## WHAT THE EXERCISE ASKS
Give back exactly the lines from the start of the listing to the line containing "8, 9, 10, 11]", inclusive, and nothing beyond them.

## AVAILABLE DATA

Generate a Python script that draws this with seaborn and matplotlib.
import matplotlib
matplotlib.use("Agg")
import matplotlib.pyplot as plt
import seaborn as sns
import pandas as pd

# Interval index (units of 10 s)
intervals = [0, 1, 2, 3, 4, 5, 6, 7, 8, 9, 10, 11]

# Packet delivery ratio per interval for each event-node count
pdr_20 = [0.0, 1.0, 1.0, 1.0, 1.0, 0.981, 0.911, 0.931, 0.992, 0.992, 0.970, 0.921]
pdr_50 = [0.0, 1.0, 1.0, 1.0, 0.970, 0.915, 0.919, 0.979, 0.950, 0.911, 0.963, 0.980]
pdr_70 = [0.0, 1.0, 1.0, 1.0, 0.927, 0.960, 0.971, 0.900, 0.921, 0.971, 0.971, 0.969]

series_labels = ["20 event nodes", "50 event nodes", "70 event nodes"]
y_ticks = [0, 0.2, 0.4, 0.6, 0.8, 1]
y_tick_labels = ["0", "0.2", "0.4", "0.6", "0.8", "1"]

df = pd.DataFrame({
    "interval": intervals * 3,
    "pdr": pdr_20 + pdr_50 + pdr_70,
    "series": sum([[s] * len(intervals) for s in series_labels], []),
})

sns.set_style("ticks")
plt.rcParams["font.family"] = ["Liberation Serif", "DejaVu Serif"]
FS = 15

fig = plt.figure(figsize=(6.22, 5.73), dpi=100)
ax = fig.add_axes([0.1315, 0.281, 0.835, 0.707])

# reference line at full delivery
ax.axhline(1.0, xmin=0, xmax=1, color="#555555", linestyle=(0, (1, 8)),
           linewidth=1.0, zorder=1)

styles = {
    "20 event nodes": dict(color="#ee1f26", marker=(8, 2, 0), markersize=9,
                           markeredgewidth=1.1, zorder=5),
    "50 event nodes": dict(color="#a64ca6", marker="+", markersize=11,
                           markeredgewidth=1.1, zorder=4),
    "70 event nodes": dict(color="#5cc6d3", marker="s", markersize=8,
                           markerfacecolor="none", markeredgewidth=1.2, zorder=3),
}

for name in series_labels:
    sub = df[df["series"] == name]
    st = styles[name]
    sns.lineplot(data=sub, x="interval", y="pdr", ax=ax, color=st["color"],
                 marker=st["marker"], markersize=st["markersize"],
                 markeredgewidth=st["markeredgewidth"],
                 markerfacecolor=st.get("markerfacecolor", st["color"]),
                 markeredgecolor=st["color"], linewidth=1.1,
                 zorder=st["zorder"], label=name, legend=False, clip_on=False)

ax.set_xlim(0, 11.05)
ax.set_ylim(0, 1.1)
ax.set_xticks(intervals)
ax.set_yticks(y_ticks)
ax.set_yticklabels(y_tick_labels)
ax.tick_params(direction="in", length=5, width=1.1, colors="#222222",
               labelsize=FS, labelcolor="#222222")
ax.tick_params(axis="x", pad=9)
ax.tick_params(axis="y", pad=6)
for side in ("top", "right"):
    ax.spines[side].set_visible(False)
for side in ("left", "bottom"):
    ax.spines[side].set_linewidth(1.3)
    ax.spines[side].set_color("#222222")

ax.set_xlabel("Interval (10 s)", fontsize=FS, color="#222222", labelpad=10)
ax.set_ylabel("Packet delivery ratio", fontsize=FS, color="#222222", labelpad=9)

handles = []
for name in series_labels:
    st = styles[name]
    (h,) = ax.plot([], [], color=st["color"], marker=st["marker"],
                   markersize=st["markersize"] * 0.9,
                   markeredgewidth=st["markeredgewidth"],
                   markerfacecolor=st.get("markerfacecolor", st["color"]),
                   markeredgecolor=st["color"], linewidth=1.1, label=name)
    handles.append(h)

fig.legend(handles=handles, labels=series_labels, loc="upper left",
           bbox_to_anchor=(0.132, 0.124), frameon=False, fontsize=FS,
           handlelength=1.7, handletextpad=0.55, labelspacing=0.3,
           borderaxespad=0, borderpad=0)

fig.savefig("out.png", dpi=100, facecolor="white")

## EXERCISE SOLUTION
Generate a Python script that draws this with seaborn and matplotlib.
import matplotlib
matplotlib.use("Agg")
import matplotlib.pyplot as plt
import seaborn as sns
import pandas as pd

# Interval index (units of 10 s)
intervals = [0, 1, 2, 3, 4, 5, 6, 7, 8, 9, 10, 11]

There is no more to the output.